= Leon Marr =

Canadian film and television director (1948–2019)

Leon Marr (May 26, 1948 – July 22, 2019) was a Canadian film and television director and screenwriter, who won a Genie Award for Best Adapted Screenplay at the 8th Genie Awards in 1987 for Dancing in the Dark. He was also a nominee, but did not win, for Best Director.

==Early life==
Marr was born in 1948 in Toronto, Ontario, the son of a Jewish Polish father and a Catholic mother. The family name, before emigration to Canada, had been Marijinsky. Before becoming a notable film director, Marr attended both the University of Toronto and the Ryerson Polytechnical Institute.

==Career==
Marr directed several short films, including Flowers In The Sand, co-written with Christine Cornish, the theme music for which was composed and performed by Dan Hill. He wrote several unproduced screenplays and worked as an assistant to Norman Jewison on the 1982 film Best Friends. The first longer film Marr worked on was known as Flyaway Paul, for which he wrote the screenplay in 1980. After the director decided to turn the movie into a comedy, production was cut and it was never released.

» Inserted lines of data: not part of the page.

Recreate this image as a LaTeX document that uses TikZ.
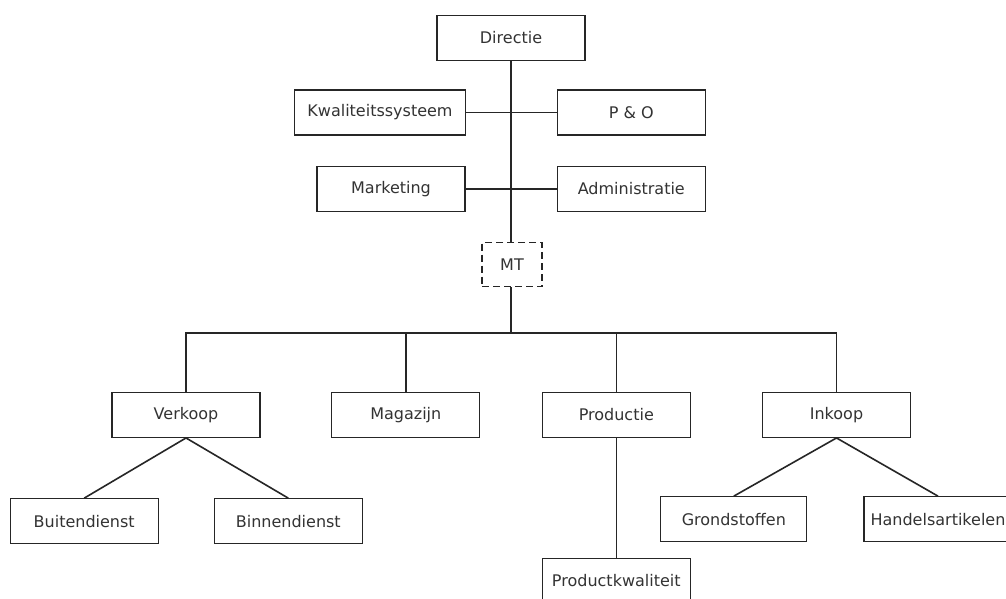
\documentclass[tikz,border=0pt]{standalone}
\usepackage{fontspec}
\setmainfont{DejaVu Sans}
\usepackage{tikz}

\begin{document}
\begin{tikzpicture}[x=1pt, y=-1pt,
  unit/.style={draw=black!85, line width=1.3pt, text=black!80, inner sep=0pt,
    minimum width=148pt, minimum height=45pt, font=\fontsize{16}{19}\selectfont},
  tmbox/.style={unit, dash pattern=on 7pt off 4pt, minimum width=60pt, minimum height=44pt},
  link/.style={draw=black!85, line width=1.6pt}]
\useasboundingbox[fill=white] (0,0) rectangle (1006,599);

%top
\node[unit] (dir) at (511,38) {Directie};
\node[unit, minimum width=171pt] (kws) at (380,112.5) {Kwaliteitssysteem};
\node[unit] (po) at (631.3,112.5) {P \& O};
\node[unit] (mkt) at (391,189) {Marketing};
\node[unit] (adm) at (631.3,189) {Administratie};
\node[tmbox] (mt) at (512,264.5) {MT};

%departments
\node[unit] (vk) at (186,414.8) {Verkoop};
\node[unit] (mag) at (405.8,414.8) {Magazijn};
\node[unit] (prod) at (616.3,414.8) {Productie};
\node[unit] (ink) at (836.5,414.8) {Inkoop};

\node[unit] (bui) at (84.2,521.3) {Buitendienst};
\node[unit] (bin) at (288.3,521.3) {Binnendienst};
\node[unit, minimum width=146pt] (gro) at (733.8,519.3) {Grondstoffen};
\node[unit] (han) at (938,519.3) {Handelsartikelen};
\node[unit] (pk) at (616.3,581) {Productkwaliteit};

\coordinate (bus) at (511,332.7);

\draw[link] (dir.south) -- (dir.south |- mt.north);
\draw[link] (kws.east) -- (po.west);
\draw[link] (mkt.east) -- (adm.west);
\draw[link] (mt.south -| dir.south) -- (bus);
\draw[link] (vk.north) -- (vk.north |- bus) -- (ink.north |- bus) -- (ink.north);
\draw[link] (mag.north) -- (mag.north |- bus);
\draw[link] (prod.north) -- (prod.north |- bus);

\draw[link] (bui.north) -- (vk.south) -- (bin.north);
\draw[link] (gro.north) -- (ink.south) -- (han.north);
\draw[link] (prod.south) -- (pk.north);

\end{tikzpicture}
\end{document}
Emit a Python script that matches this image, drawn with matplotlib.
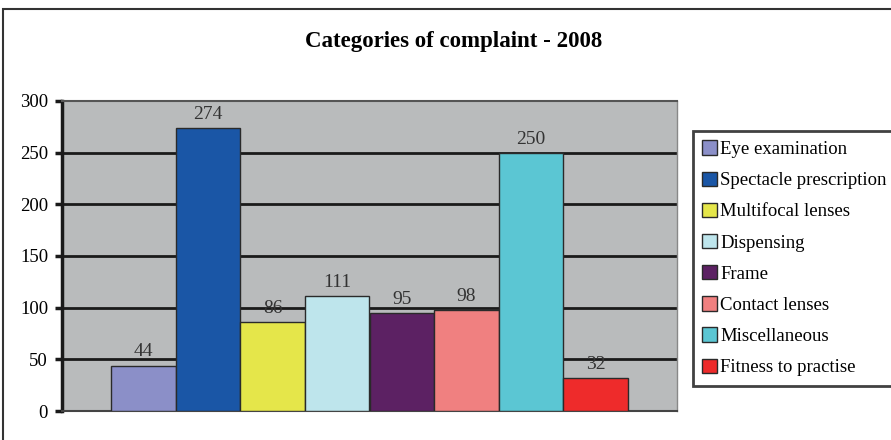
import numpy as np
import matplotlib
matplotlib.use('Agg')
import matplotlib.pyplot as plt
from matplotlib.patches import Rectangle

categories = ['Eye examination', 'Spectacle prescription', 'Multifocal lenses',
              'Dispensing', 'Frame', 'Contact lenses', 'Miscellaneous',
              'Fitness to practise']
values = [44, 274, 86, 111, 95, 98, 250, 32]
colors = ['#8B8FC8', '#1A56A6', '#E5E64A', '#BEE5EC', '#5C2163', '#F08080',
          '#5BC6D3', '#EE2B2B']
yticks = [0, 50, 100, 150, 200, 250, 300]

plt.rcParams['font.family'] = ['Liberation Serif', 'DejaVu Serif']

fig = plt.figure(figsize=(8.91, 4.40), dpi=100)

# outer chart border (runs off right and bottom edges)
fig.patches.append(Rectangle((3 / 891, -0.1), 1.2, 1 - 9 / 440 + 0.1,
                             transform=fig.transFigure, fill=False,
                             edgecolor='#333333', linewidth=1.5))

ax = fig.add_axes([62 / 891, 1 - 411 / 440, 615 / 891, 310 / 440])
ax.set_facecolor('#B9BBBC')

x = np.arange(len(values))
for i, (v, c, lab) in enumerate(zip(values, colors, categories)):
    ax.bar(x[i], v, width=1.0, color=c, edgecolor='#2a2a2a',
           linewidth=1.0, label=lab, zorder=3)
    ax.text(x[i], v + 5, str(v), ha='center', va='bottom', fontsize=14,
            color='#333333', zorder=4)

ax.set_xlim(-1.257, 8.257)
ax.set_ylim(0, 300)
ax.set_yticks(yticks)
ax.set_yticklabels([str(t) for t in yticks], fontsize=13.5)
ax.set_xticks([])
for t in yticks[1:-1]:
    ax.axhline(t, color='#1a1a1a', linewidth=2.0, zorder=2)

ax.spines['left'].set_linewidth(2.5)
ax.spines['left'].set_color('#1a1a1a')
ax.spines['top'].set_color('#555555')
ax.spines['top'].set_linewidth(1.5)
ax.spines['right'].set_color('#888888')
ax.spines['right'].set_linewidth(1.0)
ax.spines['bottom'].set_color('#444444')
ax.spines['bottom'].set_linewidth(1.5)
ax.tick_params(axis='y', length=5, width=2.5, color='#1a1a1a', pad=5)

fig.text(454 / 891, 1 - 42 / 440, 'Categories of complaint - 2008',
         ha='center', va='center', fontsize=16.5, fontweight='bold')

leg = fig.legend(loc='upper left', bbox_to_anchor=(693 / 891, 1 - 131 / 440),
                 fontsize=13.5, frameon=True, fancybox=False,
                 handlelength=0.8, handleheight=0.8, handletextpad=0.15,
                 labelspacing=0.72, borderpad=0.5, borderaxespad=0)
leg.get_frame().set_edgecolor('#111111')
leg.get_frame().set_linewidth(2.0)

fig.savefig('out.png', dpi=100)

He first read Joan Barfoot's novel Dancing in the Dark in 1983, and worked for three years to get the film made after securing the rights.

Following Dancing in the Dark, Marr optioned the film rights to Judith Thompson's play I Am Yours; however, the financing didn't come through and the film was never made.

Marr subsequently worked primarily in television, directing episodes of Forever Knight, The Hitchhiker and The Hidden Room and taking a guest acting role in the pilot episode of Saving Hope. His second feature film, The Second Time Around, starring Linda Thorson and Stuart Margolin, was released in 2018.

Marr died on July 22, 2019, in Toronto.